In a deal brokered by City Councilman Jimmy Van Bramer (D-Sunnyside), Wolkoff agreed to several major givebacks in order to secure the special permit from the City Council that would allow him to build a 41-story tower and a 47-story tower, which would enable him to build an additional 400 units. He agreed to increase affordable units from 75 to 210 and he committed to building and staffing the building with 100 percent union workers.

“We offered him a Project Labor Agreement and he didn’t want to sign it. He thought he could do better without an agreement,” LaBarbera said. “But we shook hands and he gave me his word. He committed that it would be a union job. Obviously his word means nothing.”

Wolkoff said he would never sign a PLA because it would increase the cost of the project by $30 million to $40 million.

“Look, I’ve got nothing against the unions, believe me, but it has to make sense. I have to be able to build at an affordable cost,” Wolkoff said. “I wouldn’t sign a PLA that would let them tell me who to hire and who to fire. In this game, you’ve got a few chiefs and a lot of Indians when it comes to the unions. Say you’ve got a job for 40 workers and they’ll bring eight supervisors just to watch them. It gets silly and remember, I’ve got to build all those extra affordable units.”
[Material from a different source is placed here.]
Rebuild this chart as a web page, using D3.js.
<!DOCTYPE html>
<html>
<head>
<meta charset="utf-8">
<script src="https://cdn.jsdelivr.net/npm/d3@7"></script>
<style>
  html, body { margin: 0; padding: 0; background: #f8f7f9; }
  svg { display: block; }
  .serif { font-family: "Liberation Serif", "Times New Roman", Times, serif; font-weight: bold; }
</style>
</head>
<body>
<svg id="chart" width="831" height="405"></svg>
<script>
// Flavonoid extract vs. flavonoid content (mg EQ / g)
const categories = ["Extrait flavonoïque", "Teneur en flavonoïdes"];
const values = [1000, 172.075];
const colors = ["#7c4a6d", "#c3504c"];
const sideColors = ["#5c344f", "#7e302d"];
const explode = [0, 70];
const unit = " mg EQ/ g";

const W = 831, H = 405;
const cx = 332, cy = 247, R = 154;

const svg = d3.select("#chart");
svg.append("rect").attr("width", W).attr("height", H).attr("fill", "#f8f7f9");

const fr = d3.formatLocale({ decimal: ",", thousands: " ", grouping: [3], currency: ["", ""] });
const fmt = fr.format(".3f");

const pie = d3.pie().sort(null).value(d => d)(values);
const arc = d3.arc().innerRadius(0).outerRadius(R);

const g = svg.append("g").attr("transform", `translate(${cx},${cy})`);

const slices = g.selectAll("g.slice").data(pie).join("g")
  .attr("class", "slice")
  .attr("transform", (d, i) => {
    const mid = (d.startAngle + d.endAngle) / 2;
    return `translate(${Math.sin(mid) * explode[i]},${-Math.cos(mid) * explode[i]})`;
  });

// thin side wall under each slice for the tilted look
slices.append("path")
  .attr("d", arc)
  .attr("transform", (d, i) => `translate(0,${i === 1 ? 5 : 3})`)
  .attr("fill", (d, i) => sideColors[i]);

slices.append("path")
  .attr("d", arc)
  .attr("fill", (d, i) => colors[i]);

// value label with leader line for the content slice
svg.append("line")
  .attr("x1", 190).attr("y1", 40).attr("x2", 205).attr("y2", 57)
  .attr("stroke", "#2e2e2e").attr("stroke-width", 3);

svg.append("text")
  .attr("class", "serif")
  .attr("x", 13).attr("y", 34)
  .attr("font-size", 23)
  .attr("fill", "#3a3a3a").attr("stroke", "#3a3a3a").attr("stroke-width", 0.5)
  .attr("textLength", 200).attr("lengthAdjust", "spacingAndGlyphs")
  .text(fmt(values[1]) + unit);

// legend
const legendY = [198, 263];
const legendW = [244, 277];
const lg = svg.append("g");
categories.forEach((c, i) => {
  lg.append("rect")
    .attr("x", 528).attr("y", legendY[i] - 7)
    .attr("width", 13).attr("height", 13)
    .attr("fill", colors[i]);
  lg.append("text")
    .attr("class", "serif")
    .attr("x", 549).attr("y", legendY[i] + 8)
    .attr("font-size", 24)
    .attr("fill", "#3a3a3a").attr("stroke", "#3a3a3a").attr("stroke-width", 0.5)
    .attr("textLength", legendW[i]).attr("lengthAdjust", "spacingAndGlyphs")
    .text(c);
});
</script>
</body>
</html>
Corrigan’s Local 212 had made tremendous reductions in cost with its offer that would have still paid union workers full wage.

“This would have been a tremendous asset for Wolkoff and the Queens community because he would have been using Queens workers,” he said. “Instead he’s not employing workers from Queens or the other boroughs, he’s bringing them in from Long Island.”
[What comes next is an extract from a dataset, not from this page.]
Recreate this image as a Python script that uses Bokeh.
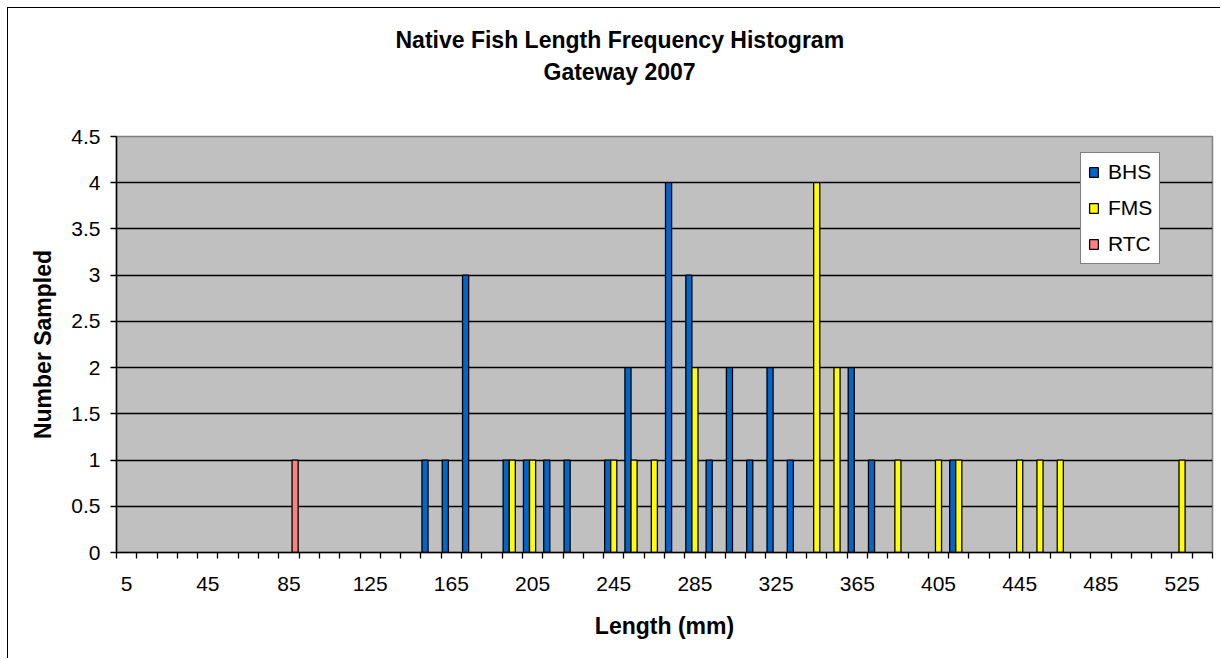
from bokeh.plotting import figure
from bokeh.models import Range1d, FixedTicker, ColumnDataSource, LinearAxis, Grid, Title
from bokeh.embed import file_html
from bokeh.resources import INLINE

# ---- data ----
lengths = [5, 15, 25, 35, 45, 55, 65, 75, 85, 95,
           105, 115, 125, 135, 145, 155, 165, 175, 185, 195,
           205, 215, 225, 235, 245, 255, 265, 275, 285, 295,
           305, 315, 325, 335, 345, 355, 365, 375, 385, 395,
           405, 415, 425, 435, 445, 455, 465, 475, 485, 495,
           505, 515, 525, 535]
BHS = [0, 0, 0, 0, 0, 0, 0, 0, 0, 0,
       0, 0, 0, 0, 0, 1, 1, 3, 0, 1,
       1, 1, 1, 0, 1, 2, 0, 4, 3, 1,
       2, 1, 2, 1, 0, 0, 2, 1, 0, 0,
       0, 1, 0, 0, 0, 0, 0, 0, 0, 0,
       0, 0, 0, 0]
FMS = [0, 0, 0, 0, 0, 0, 0, 0, 0, 0,
       0, 0, 0, 0, 0, 0, 0, 0, 0, 1,
       1, 0, 0, 0, 1, 1, 1, 0, 2, 0,
       0, 0, 0, 0, 4, 2, 0, 0, 1, 0,
       1, 1, 0, 0, 1, 1, 1, 0, 0, 0,
       0, 0, 1, 0]
RTC = [0, 0, 0, 0, 0, 0, 0, 0, 1, 0,
       0, 0, 0, 0, 0, 0, 0, 0, 0, 0,
       0, 0, 0, 0, 0, 0, 0, 0, 0, 0,
       0, 0, 0, 0, 0, 0, 0, 0, 0, 0,
       0, 0, 0, 0, 0, 0, 0, 0, 0, 0,
       0, 0, 0, 0]
series_names = ["BHS", "FMS", "RTC"]
series_colors = ["#0066CC", "#FFFF00", "#FF8080"]
y_ticks = [0, 0.5, 1, 1.5, 2, 2.5, 3, 3.5, 4, 4.5]
y_labels = ["0", "0.5", "1", "1.5", "2", "2.5", "3", "3.5", "4", "4.5"]
label_every = 4
title_main = "Native Fish Length Frequency Histogram"
title_sub = "Gateway 2007"

FONT = "Liberation Sans"
n = len(lengths)

p = figure(width=1213, height=651,
           x_range=Range1d(0, n), y_range=Range1d(0, 4.5),
           output_backend="svg", toolbar_location=None,
           min_border_left=108, min_border_right=9,
           min_border_top=128, min_border_bottom=107,
           x_axis_location=None, y_axis_location=None)

p.background_fill_color = "#C0C0C0"
p.border_fill_color = "white"
p.outline_line_color = "#808080"
p.outline_line_width = 1.5
p.styles = {"margin-left": "8px", "margin-top": "8px",
            "box-shadow": "-1px -1px 0 0 #000000"}

# bars
bw = 0.3
for k, (name, vals, col) in enumerate(zip(series_names, [BHS, FMS, RTC], series_colors)):
    xs = [i + 0.5 + (k - 1) * bw for i, v in enumerate(vals) if v > 0]
    tops = [v for v in vals if v > 0]
    src = ColumnDataSource(dict(x=xs, top=tops))
    p.vbar(x="x", top="top", width=bw, source=src, fill_color=col,
           line_color="black", line_width=1.3, legend_label=name)

# x axis
xaxis = LinearAxis()
centers = [i + 0.5 for i in range(0, n, label_every)]
xaxis.ticker = FixedTicker(ticks=centers, minor_ticks=list(range(0, n + 1)))
xaxis.major_label_overrides = {c: str(lengths[int(c - 0.5)]) for c in centers}
xaxis.major_tick_out = 0
xaxis.major_tick_in = 0
xaxis.minor_tick_out = 6
xaxis.minor_tick_in = 0
xaxis.minor_tick_line_color = "black"
xaxis.minor_tick_line_width = 1.3
xaxis.axis_line_color = "black"
xaxis.axis_line_width = 1.5
xaxis.major_label_text_font = FONT
xaxis.major_label_text_font_size = "21px"
xaxis.major_label_text_color = "black"
xaxis.major_label_standoff = 18
xaxis.axis_label = "Length (mm)"
xaxis.axis_label_text_font = FONT
xaxis.axis_label_text_font_size = "23px"
xaxis.axis_label_text_font_style = "bold"
xaxis.axis_label_text_color = "black"
xaxis.axis_label_standoff = 19
p.add_layout(xaxis, "below")

# y axis
yaxis = LinearAxis()
yaxis.ticker = FixedTicker(ticks=y_ticks)
yaxis.major_label_overrides = {t: l for t, l in zip(y_ticks, y_labels)}
yaxis.major_tick_out = 6
yaxis.major_tick_in = 0
yaxis.minor_tick_out = 0
yaxis.minor_tick_in = 0
yaxis.major_tick_line_width = 1.3
yaxis.axis_line_color = "black"
yaxis.axis_line_width = 1.5
yaxis.major_label_text_font = FONT
yaxis.major_label_text_font_size = "21px"
yaxis.major_label_text_color = "black"
yaxis.major_label_standoff = 10
yaxis.axis_label = "Number Sampled"
yaxis.axis_label_text_font = FONT
yaxis.axis_label_text_font_size = "23px"
yaxis.axis_label_text_font_style = "bold"
yaxis.axis_label_text_color = "black"
yaxis.axis_label_standoff = 12
p.add_layout(yaxis, "left")

# grid
p.xgrid.visible = False
p.ygrid.visible = False
g = Grid(dimension=1, ticker=FixedTicker(ticks=y_ticks[1:-1]))
g.grid_line_color = "black"
g.grid_line_width = 1.4
p.add_layout(g)

# titles: spacer (closest to plot), subtitle, main title
tstyle = dict(text_font=FONT, text_font_size="23px", text_font_style="bold", text_color="black")
p.add_layout(Title(text=" ", standoff=20, **tstyle), "above")
p.add_layout(Title(text=title_sub, align="left", offset=427, standoff=8, **tstyle), "above")
p.add_layout(Title(text=title_main, align="left", offset=279, standoff=0, **tstyle), "above")

# legend
lg = p.legend[0]
lg.location = (964, 288)
lg.background_fill_color = "white"
lg.background_fill_alpha = 1
lg.border_line_color = "black"
lg.border_line_width = 1.5
lg.label_text_font = FONT
lg.label_text_font_size = "21px"
lg.label_text_color = "black"
lg.glyph_width = 11
lg.glyph_height = 12
lg.label_height = 20
lg.spacing = 12
lg.padding = 7
lg.margin = 0
lg.label_standoff = 9

open("out.html", "w").write(file_html(p, INLINE))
LaBarbera said Wolkoff opted to use lower-waged non-union workers who have no training and work in unsafe conditions.

“He’s clearly an irresponsible developer,” LaBarbera said.

Wolkoff disagreed.

“Untrained, you think I’d use untrained workers? That’s nuts. These are good workers,” Wolkoff said, “Look, I’m not against Gary, he’s a terrific guy, but he works for those unions. What else is he going to say? Look, this is the world we live in now and they’ve got to rethink the way things are done. You can’t do things the way you did them 20 or 30 years ago.”

Wolkoff claims he never made a handshake agreement and in a letter to Van Bramer on Oct.1, 2013 Wolkoff wrote of his “intention to engage contractors which employ individuals represented by labor unions.”

Van Bramer is attempting to bring Wolkoff and LaBarbera together.

“I’m proud to have been raised in a union household. My father was union. My mother was union. My stepfather was union. So it should come as no surprise that I support labor and working men and women,” Van Bramer said. “I have been made aware of issues at this site which concern me. I’ve been asked to help to try and bring all sides together in an attempt to address these issues. This is something I’m actively working on.”

Meanwhile Wolkoff is going ahead with his project despite Van Bramer’s intervention.

“He’s a good guy but he’s caught in the middle here,” Wolkoff said. “He’s really gung-ho on the unions and it just gets a bit silly.”

LaBarbera is willing to listen but is not expecting any miracles.

“The bottom line is we’ve already tried talking,” he said. “I don’t know what options Jimmy has available to him. I’m sure he is equally disturbed and disappointed over this.”

Corrigan is not surprised by Wolkoff’s decision, but he is disappointed.

“The thing is Wolkoff is a self-made millionaire,” he said. “You would think he would offer others their path to the middle class.”